Aim — The line containing "(hgoal) [head] at" marks the end: extract everything from the first line of the data through that line, exactly, with no pictures.

[START OF Task data]

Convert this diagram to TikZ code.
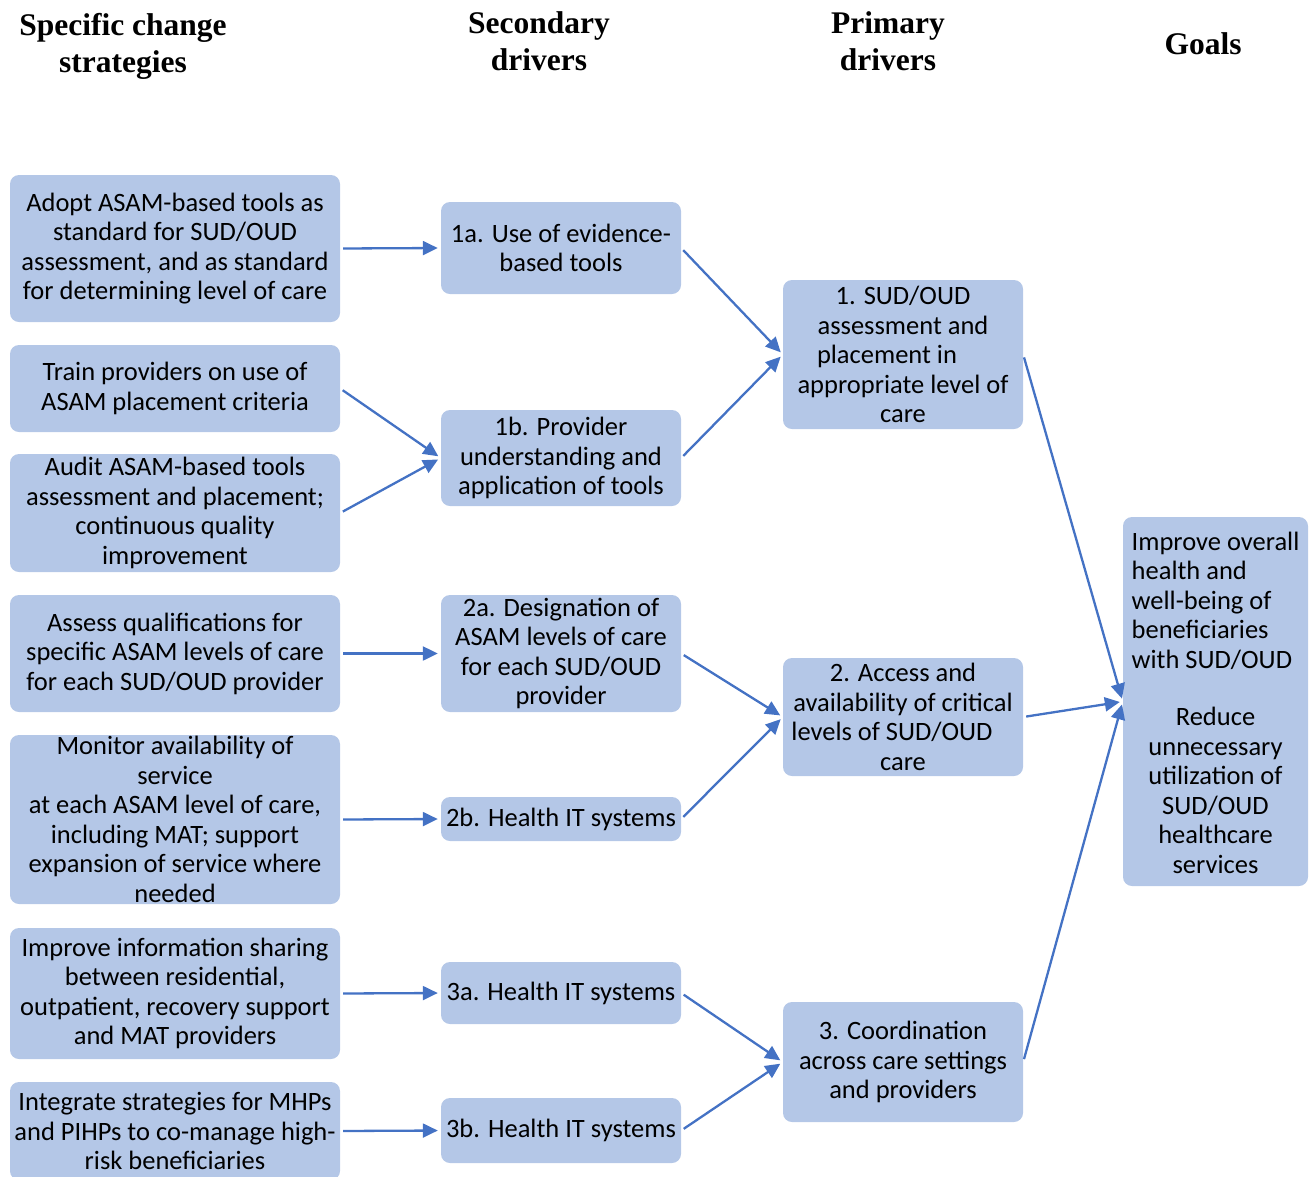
\documentclass[tikz,border=0pt]{standalone}
\usepackage{fontspec}
\setmainfont{Carlito}
\newfontfamily\headfont{Liberation Serif}
\usetikzlibrary{arrows.meta}

\definecolor{boxblue}{HTML}{B4C7E7}
\definecolor{arrowblue}{HTML}{4472C4}

\begin{document}
\begin{tikzpicture}[x=1pt,y=-1pt]
\tikzstyle{box}=[fill=boxblue,draw=none,rounded corners=9pt,align=center,inner sep=0pt,
  font=\fontsize{26.5}{29.5}\selectfont]
\tikzstyle{strat}=[box,minimum width=330pt]
\tikzstyle{second}=[box,minimum width=240pt]
\tikzstyle{prim}=[box,minimum width=240pt]
\tikzstyle{goalbox}=[box,minimum width=185pt,minimum height=369pt]
\tikzstyle{head}=[align=center,font=\headfont\bfseries\fontsize{31.5}{37}\selectfont]
\tikzstyle{arrow}=[draw=arrowblue,line width=2.3pt,shorten <=3pt,shorten >=3pt,
  -{Triangle[length=15pt,width=14pt]}]

\useasboundingbox (0,0) rectangle (1314,1176);

% column headings
\node (hstrat) [head] at (123,46) {Specific change\\strategies};
\node (hsec) [head] at (539,41) {Secondary\\drivers};
\node (hprim) [head] at (888,41) {Primary\\drivers};
\node (hgoal) [head] at (1203,44) {Goals};

% specific change strategies
\node (s1) [strat,minimum height=147pt] at (175,248.5) {Adopt ASAM-based tools as\\standard for SUD/OUD\\assessment, and as standard\\for determining level of care};
\node (s2) [strat,minimum height=87pt] at (175,388.5) {Train providers on use of\\ASAM placement criteria};
\node (s3) [strat,minimum height=118pt] at (175,513) {Audit ASAM-based tools\\assessment and placement;\\continuous quality\\improvement};
\node (s4) [strat,minimum height=117pt] at (175,653.5) {Assess qualifications for\\specific ASAM levels of care\\for each SUD/OUD provider};
\node (s5) [strat,minimum height=169pt] at (175,819.5) {Monitor availability of\\service\\at each ASAM level of care,\\including MAT; support\\expansion of service where\\needed};
\node (s6) [strat,minimum height=131pt] at (175,993.5) {Improve information sharing\\between residential,\\outpatient, recovery support\\and MAT providers};
\node (s7) [strat,minimum height=98pt] at (175,1131) {Integrate strategies for MHPs\\and PIHPs to co-manage high-\\risk beneficiaries};

% secondary drivers
\node (d1a) [second,minimum height=92pt] at (561,248) {1a. Use of evidence-\\based tools};
\node (d1b) [second,minimum height=96pt] at (561,458) {1b. Provider\\understanding and\\application of tools};
\node (d2a) [second,minimum height=117pt] at (561,653.5) {2a. Designation of\\ASAM levels of care\\for each SUD/OUD\\provider};
\node (d2b) [second,minimum height=44pt] at (561,819) {2b. Health IT systems};
\node (d3a) [second,minimum height=62pt] at (561,993) {3a. Health IT systems};
\node (d3b) [second,minimum height=65pt] at (561,1130.5) {3b. Health IT systems};

% primary drivers
\node (p1) [prim,minimum height=149pt] at (903,354.5) {1. SUD/OUD\\assessment and\\placement in\rule{32pt}{0pt}\\appropriate level of\\care};
\node (p2) [prim,minimum height=118pt] at (903,717) {2. Access and\\availability of critical\\levels of SUD/OUD\rule{22pt}{0pt}\\care};
\node (p3) [prim,minimum height=120pt] at (903,1062) {3. Coordination\\across care settings\\and providers};

% goals
\node (goal) [goalbox] at (1215.5,701.5) {\begin{tabular}{@{}l@{}}Improve overall\\health and\\well-being of\\beneficiaries\\with SUD/OUD\end{tabular}\\[29.5pt]
  Reduce\\unnecessary\\utilization of\\SUD/OUD\\healthcare\\services};

\foreach \a/\b in {s1/d1a,s2/d1b,s3/d1b,s4/d2a,s5/d2b,s6/d3a,s7/d3b,
  d1a/p1,d1b/p1,d2a/p2,d2b/p2,d3a/p3,d3b/p3,p1/goal,p2/goal,p3/goal}
  \draw [arrow] (\a.east) -- (\b.west);

\end{tikzpicture}
\end{document}
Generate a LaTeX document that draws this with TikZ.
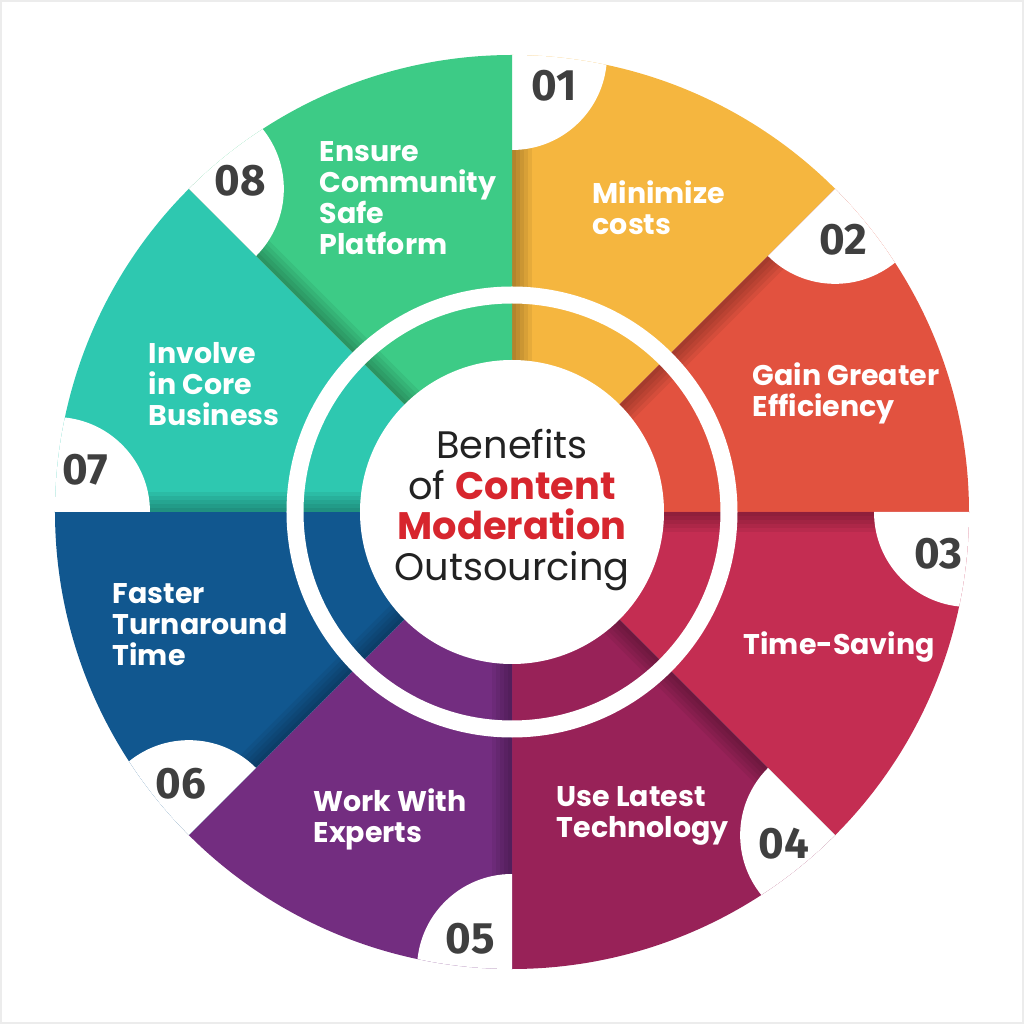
\documentclass[tikz,border=0pt]{standalone}
\usepackage{fontspec}
\setmainfont{Poppins}
\newfontfamily\numfont{Fira Sans}
\usetikzlibrary{calc}

\definecolor{segA}{HTML}{F5B63F}
\definecolor{segB}{HTML}{E2523F}
\definecolor{segC}{HTML}{C42D52}
\definecolor{segD}{HTML}{982258}
\definecolor{segE}{HTML}{732D80}
\definecolor{segF}{HTML}{11578F}
\definecolor{segG}{HTML}{2EC8B0}
\definecolor{segH}{HTML}{3DCB86}
\definecolor{numgray}{HTML}{3F3F3F}
\definecolor{titlered}{HTML}{D7262E}
\definecolor{titlegray}{HTML}{222222}

\tikzset{
  seglabel/.style={anchor=west, align=left, inner sep=0pt, text=white, font=\bfseries\fontsize{8.1}{8.8}\selectfont},
  segnum/.style={text=numgray, font=\numfont\bfseries\fontsize{12.5}{13}\selectfont},
}

\begin{document}
\begin{tikzpicture}[x=0.1mm, y=0.1mm]
  \useasboundingbox (-512,-512) rectangle (512,512);
  \draw[gray!15, line width=0.2mm] (-511,-511) rectangle (511,511);

  % segments, clockwise from the top
  \foreach \i/\a/\col in {1/90/segA, 2/45/segB, 3/0/segC, 4/-45/segD,
                          5/-90/segE, 6/-135/segF, 7/180/segG, 8/135/segH} {
    \begin{scope}
      \clip (0,0) -- (\a:457) arc[start angle=\a, end angle=\a-45, radius=457] -- cycle;
      \fill[\col] (-512,-512) rectangle (512,512);
      \foreach \w in {4,8,...,20}
        \fill[black, opacity=0.06, rotate=\a] (0,0) rectangle (457,-\w);
      \fill[white] (\a:457) circle[radius=95];
    \end{scope}
  }

  % ring and hub
  \draw[white, line width=1.7mm] (0,0) circle[radius=217];
  \fill[white] (0,0) circle[radius=152];

  \node[font=\fontsize{10.9}{11.6}\selectfont, align=center, text=titlegray] (title) at (0,2)
    {Benefits\\of {\bfseries\color{titlered}Content}\\{\bfseries\color{titlered}Moderation}\\Outsourcing};

  % labels
  \foreach \i/\pos/\txt in {1/{80,304}/{Minimize\\costs},
                            2/{240,119}/{Gain Greater\\Efficiency},
                            3/{231,-135}/{Time-Saving},
                            4/{44,-304}/{Use Latest\\Technology},
                            5/{-199,-307}/{Work With\\Experts},
                            6/{-400,-113}/{Faster\\Turnaround\\Time},
                            7/{-364,128}/{Involve\\in Core\\Business},
                            8/{-193,314}/{Ensure\\Community\\Safe\\Platform}}
    \node[seglabel] (lbl\i) at (\pos) {\txt};

  % numbers in the notches
  \foreach \i/\a in {1/90, 2/45, 3/0, 4/-45, 5/-90, 6/-135, 7/180, 8/135}
    \node[segnum] (num\i) at ($(\a:457)+(\a-126:52)$) {0\i};
\end{tikzpicture}
\end{document}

[END OF Task data]

Task result —
Convert this diagram to TikZ code.
\documentclass[tikz,border=0pt]{standalone}
\usepackage{fontspec}
\setmainfont{Carlito}
\newfontfamily\headfont{Liberation Serif}
\usetikzlibrary{arrows.meta}

\definecolor{boxblue}{HTML}{B4C7E7}
\definecolor{arrowblue}{HTML}{4472C4}

\begin{document}
\begin{tikzpicture}[x=1pt,y=-1pt]
\tikzstyle{box}=[fill=boxblue,draw=none,rounded corners=9pt,align=center,inner sep=0pt,
  font=\fontsize{26.5}{29.5}\selectfont]
\tikzstyle{strat}=[box,minimum width=330pt]
\tikzstyle{second}=[box,minimum width=240pt]
\tikzstyle{prim}=[box,minimum width=240pt]
\tikzstyle{goalbox}=[box,minimum width=185pt,minimum height=369pt]
\tikzstyle{head}=[align=center,font=\headfont\bfseries\fontsize{31.5}{37}\selectfont]
\tikzstyle{arrow}=[draw=arrowblue,line width=2.3pt,shorten <=3pt,shorten >=3pt,
  -{Triangle[length=15pt,width=14pt]}]

\useasboundingbox (0,0) rectangle (1314,1176);

% column headings
\node (hstrat) [head] at (123,46) {Specific change\\strategies};
\node (hsec) [head] at (539,41) {Secondary\\drivers};
\node (hprim) [head] at (888,41) {Primary\\drivers};
\node (hgoal) [head] at (1203,44) {Goals};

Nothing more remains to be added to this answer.